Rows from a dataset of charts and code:
-- Begin --

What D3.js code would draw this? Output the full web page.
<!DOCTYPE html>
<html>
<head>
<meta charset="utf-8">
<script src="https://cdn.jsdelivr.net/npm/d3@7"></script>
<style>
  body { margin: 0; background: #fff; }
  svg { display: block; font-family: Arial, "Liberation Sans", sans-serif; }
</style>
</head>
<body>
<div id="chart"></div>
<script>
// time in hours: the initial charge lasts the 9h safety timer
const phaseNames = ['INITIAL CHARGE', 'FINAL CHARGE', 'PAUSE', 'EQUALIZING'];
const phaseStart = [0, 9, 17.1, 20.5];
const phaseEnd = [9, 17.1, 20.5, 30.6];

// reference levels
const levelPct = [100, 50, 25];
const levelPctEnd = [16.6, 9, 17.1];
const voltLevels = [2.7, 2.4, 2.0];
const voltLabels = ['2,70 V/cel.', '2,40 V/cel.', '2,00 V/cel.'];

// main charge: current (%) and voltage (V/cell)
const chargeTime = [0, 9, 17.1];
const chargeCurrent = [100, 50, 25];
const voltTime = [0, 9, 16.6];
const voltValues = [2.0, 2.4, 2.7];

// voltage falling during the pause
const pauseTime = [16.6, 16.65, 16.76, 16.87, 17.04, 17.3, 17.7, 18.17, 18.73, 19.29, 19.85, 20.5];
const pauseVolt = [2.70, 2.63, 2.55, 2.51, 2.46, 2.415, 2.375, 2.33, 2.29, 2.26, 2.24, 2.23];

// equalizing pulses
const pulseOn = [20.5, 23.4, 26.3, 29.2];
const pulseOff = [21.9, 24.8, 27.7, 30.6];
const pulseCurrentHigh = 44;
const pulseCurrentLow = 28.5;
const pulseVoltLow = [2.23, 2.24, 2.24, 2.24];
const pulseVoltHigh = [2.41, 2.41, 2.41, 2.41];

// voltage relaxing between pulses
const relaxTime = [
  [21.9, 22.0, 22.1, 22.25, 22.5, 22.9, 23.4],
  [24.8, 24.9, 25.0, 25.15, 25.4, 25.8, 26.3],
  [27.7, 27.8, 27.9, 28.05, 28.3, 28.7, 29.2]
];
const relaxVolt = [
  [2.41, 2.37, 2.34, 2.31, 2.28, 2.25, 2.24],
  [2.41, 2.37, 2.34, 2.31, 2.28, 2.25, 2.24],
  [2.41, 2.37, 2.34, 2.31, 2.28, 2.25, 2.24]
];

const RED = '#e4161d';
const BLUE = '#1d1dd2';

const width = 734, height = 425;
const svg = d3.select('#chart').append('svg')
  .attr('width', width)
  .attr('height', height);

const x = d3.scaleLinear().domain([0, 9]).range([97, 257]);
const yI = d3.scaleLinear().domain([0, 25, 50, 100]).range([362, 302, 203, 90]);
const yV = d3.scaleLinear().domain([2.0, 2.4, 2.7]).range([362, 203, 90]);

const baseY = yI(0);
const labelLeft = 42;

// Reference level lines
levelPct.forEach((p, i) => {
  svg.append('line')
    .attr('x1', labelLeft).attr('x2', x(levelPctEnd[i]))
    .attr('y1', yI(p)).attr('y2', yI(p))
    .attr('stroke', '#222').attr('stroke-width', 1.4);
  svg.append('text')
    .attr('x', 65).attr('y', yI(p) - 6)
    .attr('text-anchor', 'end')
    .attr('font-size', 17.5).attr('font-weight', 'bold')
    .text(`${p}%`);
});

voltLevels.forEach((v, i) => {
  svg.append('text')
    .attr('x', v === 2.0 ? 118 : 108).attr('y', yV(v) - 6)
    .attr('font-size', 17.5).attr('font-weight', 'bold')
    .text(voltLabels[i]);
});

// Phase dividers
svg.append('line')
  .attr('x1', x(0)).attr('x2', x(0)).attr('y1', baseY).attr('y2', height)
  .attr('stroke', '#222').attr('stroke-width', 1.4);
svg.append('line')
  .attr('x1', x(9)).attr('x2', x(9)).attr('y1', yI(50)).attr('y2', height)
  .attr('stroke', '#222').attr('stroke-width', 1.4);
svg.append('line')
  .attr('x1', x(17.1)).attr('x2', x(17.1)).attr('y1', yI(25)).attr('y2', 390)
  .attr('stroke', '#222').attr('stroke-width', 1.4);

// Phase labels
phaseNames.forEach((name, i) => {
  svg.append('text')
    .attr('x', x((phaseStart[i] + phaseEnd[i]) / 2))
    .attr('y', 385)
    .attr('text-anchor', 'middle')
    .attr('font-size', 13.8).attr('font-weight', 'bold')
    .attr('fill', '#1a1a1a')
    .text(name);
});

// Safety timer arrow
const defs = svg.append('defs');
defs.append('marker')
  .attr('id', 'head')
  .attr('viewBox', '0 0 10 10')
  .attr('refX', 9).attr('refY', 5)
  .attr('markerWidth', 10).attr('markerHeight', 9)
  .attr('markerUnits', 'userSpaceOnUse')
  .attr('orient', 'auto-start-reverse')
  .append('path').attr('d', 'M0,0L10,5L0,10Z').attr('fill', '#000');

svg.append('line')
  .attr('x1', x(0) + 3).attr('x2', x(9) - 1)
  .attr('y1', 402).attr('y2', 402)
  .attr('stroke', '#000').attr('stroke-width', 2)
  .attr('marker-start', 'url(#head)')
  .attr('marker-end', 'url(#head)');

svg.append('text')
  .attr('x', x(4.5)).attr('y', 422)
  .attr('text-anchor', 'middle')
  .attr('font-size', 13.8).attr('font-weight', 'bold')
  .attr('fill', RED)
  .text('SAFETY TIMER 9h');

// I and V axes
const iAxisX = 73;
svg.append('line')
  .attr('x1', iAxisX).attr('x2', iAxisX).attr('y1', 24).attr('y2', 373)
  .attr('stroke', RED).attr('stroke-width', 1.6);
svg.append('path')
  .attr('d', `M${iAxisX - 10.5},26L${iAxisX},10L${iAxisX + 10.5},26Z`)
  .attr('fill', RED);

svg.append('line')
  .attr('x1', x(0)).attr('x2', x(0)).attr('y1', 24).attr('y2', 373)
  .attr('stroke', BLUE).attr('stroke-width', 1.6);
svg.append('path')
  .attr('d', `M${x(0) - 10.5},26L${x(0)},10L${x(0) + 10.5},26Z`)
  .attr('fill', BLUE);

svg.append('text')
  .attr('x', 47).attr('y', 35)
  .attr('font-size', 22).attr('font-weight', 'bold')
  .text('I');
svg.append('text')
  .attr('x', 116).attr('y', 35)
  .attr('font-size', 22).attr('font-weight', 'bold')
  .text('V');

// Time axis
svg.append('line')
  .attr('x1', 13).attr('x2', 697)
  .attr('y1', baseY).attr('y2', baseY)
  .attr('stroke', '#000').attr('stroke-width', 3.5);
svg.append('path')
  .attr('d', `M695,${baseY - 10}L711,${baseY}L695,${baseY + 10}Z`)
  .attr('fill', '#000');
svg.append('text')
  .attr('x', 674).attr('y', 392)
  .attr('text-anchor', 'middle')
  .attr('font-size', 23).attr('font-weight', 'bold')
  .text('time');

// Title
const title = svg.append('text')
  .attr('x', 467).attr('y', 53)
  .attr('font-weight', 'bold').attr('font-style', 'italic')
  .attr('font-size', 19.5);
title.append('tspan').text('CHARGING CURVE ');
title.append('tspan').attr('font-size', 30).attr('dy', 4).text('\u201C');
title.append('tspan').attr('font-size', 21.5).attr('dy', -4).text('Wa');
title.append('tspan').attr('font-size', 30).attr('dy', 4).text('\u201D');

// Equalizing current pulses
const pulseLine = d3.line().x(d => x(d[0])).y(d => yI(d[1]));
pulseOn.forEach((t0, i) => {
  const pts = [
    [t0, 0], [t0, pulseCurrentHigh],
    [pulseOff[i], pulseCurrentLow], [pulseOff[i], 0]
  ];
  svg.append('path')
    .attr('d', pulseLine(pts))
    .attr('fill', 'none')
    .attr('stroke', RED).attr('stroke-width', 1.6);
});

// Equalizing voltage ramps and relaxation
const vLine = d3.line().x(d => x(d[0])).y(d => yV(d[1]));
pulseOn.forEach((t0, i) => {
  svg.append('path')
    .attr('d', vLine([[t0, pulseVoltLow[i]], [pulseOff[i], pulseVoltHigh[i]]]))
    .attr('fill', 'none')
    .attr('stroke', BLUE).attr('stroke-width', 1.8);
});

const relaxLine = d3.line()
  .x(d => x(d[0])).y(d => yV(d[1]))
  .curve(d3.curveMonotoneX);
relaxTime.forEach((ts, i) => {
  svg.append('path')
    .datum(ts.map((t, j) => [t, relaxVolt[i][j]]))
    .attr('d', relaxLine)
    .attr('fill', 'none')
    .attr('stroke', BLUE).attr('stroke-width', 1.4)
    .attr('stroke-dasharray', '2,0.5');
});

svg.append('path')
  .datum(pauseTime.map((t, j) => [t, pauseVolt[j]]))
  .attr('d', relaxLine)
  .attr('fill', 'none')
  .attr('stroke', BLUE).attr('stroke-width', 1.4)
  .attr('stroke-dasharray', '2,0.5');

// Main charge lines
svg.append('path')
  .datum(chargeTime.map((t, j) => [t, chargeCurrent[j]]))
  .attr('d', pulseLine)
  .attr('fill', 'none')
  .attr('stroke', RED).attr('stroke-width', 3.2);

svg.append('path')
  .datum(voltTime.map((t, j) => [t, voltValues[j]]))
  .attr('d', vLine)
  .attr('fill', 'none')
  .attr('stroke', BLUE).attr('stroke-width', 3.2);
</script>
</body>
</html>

-- End --
-- Begin --

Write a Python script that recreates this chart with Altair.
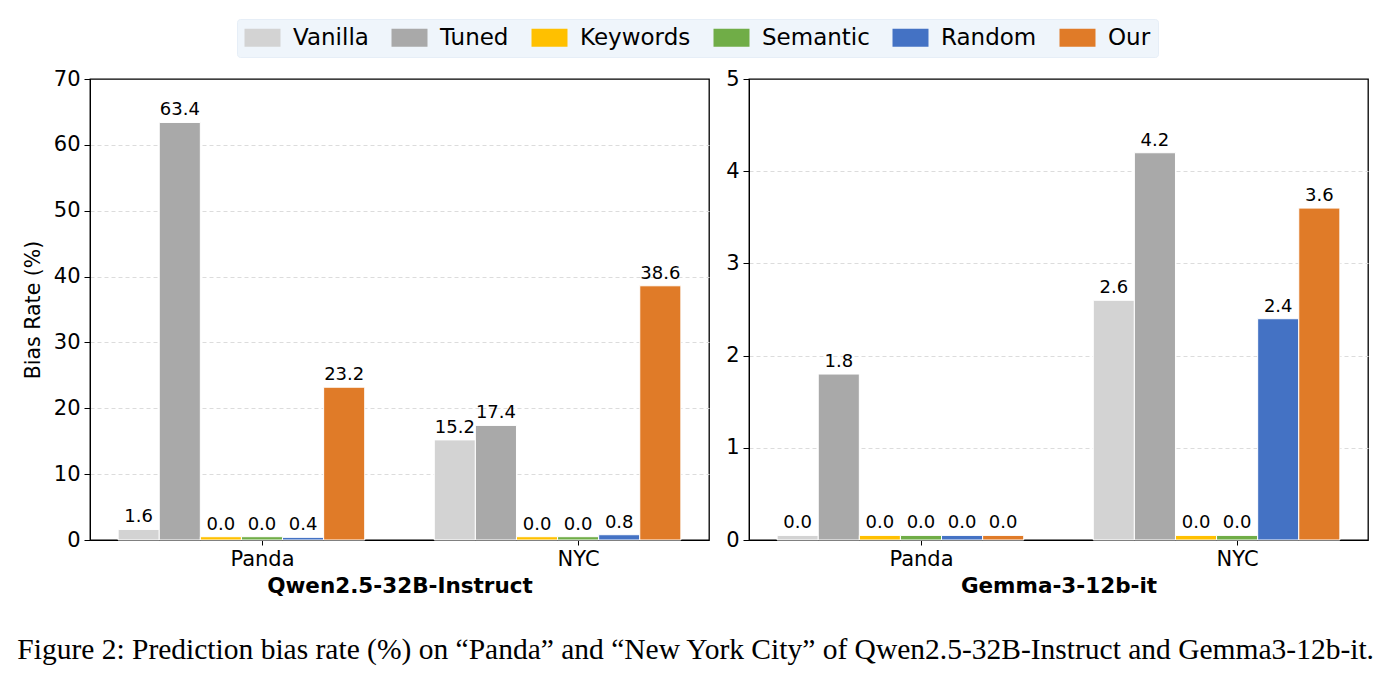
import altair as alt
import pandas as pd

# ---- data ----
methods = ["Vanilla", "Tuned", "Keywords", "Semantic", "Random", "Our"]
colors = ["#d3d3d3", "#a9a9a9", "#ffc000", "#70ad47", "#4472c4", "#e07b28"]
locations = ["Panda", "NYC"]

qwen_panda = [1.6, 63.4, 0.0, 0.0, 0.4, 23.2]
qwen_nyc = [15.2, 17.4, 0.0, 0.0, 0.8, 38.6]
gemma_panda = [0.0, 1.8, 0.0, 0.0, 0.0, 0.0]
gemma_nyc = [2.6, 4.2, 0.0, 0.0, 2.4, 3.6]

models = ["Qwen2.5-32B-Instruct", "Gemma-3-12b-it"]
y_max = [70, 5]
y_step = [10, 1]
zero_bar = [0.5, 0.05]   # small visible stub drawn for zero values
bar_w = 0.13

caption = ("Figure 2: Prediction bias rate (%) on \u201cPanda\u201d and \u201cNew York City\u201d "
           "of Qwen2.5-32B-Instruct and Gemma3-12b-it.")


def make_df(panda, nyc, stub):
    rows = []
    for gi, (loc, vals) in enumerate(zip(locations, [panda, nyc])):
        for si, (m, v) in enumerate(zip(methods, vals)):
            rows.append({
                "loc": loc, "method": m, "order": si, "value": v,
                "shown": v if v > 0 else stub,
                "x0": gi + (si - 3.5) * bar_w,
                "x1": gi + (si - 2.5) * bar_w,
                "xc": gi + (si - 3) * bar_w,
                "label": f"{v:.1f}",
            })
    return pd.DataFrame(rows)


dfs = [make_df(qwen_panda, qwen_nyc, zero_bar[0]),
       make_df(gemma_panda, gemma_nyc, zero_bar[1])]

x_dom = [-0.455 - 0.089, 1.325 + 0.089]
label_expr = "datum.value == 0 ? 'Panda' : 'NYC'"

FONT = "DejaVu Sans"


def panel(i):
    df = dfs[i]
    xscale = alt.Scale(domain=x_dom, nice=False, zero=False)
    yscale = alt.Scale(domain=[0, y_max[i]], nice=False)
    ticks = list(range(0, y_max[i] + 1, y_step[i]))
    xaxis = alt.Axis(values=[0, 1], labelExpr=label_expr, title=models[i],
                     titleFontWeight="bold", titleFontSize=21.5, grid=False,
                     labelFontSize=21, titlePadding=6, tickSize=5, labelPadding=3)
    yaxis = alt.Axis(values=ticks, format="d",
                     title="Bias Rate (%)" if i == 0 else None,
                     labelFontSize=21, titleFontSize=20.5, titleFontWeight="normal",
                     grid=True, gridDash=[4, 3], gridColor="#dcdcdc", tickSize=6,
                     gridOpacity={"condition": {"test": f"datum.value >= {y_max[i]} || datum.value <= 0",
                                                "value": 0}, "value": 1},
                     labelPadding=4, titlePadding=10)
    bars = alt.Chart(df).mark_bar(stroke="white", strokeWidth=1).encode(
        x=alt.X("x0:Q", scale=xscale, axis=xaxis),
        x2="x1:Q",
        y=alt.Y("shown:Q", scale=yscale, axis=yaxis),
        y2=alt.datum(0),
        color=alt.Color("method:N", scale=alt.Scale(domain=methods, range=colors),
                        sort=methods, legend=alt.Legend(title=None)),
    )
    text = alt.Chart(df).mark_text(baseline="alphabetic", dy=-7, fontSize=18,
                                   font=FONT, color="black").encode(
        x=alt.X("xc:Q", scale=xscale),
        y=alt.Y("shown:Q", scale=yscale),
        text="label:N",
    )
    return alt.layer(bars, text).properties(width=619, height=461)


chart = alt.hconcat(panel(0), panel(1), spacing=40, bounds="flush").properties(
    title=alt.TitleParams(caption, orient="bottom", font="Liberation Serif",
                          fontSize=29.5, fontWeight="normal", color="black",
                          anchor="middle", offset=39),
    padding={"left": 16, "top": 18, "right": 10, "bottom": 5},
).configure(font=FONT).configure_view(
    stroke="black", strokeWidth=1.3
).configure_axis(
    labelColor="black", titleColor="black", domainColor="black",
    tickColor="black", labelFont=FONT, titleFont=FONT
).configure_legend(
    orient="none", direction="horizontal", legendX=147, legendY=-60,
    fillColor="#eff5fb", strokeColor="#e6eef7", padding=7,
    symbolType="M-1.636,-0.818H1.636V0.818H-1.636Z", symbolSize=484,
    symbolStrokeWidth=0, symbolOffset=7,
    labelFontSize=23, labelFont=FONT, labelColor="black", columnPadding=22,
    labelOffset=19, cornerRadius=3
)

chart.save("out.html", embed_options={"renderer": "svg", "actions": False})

-- End --

== DIRECTIVE ==
Set down, exactly and alone, the run of lines from the line that has "What D3.js code" to the line that has "const voltValues = [2.0, 2.4, 2.7];".

== WRITTEN ANSWER ==
What D3.js code would draw this? Output the full web page.
<!DOCTYPE html>
<html>
<head>
<meta charset="utf-8">
<script src="https://cdn.jsdelivr.net/npm/d3@7"></script>
<style>
  body { margin: 0; background: #fff; }
  svg { display: block; font-family: Arial, "Liberation Sans", sans-serif; }
</style>
</head>
<body>
<div id="chart"></div>
<script>
// time in hours: the initial charge lasts the 9h safety timer
const phaseNames = ['INITIAL CHARGE', 'FINAL CHARGE', 'PAUSE', 'EQUALIZING'];
const phaseStart = [0, 9, 17.1, 20.5];
const phaseEnd = [9, 17.1, 20.5, 30.6];

// reference levels
const levelPct = [100, 50, 25];
const levelPctEnd = [16.6, 9, 17.1];
const voltLevels = [2.7, 2.4, 2.0];
const voltLabels = ['2,70 V/cel.', '2,40 V/cel.', '2,00 V/cel.'];

// main charge: current (%) and voltage (V/cell)
const chargeTime = [0, 9, 17.1];
const chargeCurrent = [100, 50, 25];
const voltTime = [0, 9, 16.6];
const voltValues = [2.0, 2.4, 2.7];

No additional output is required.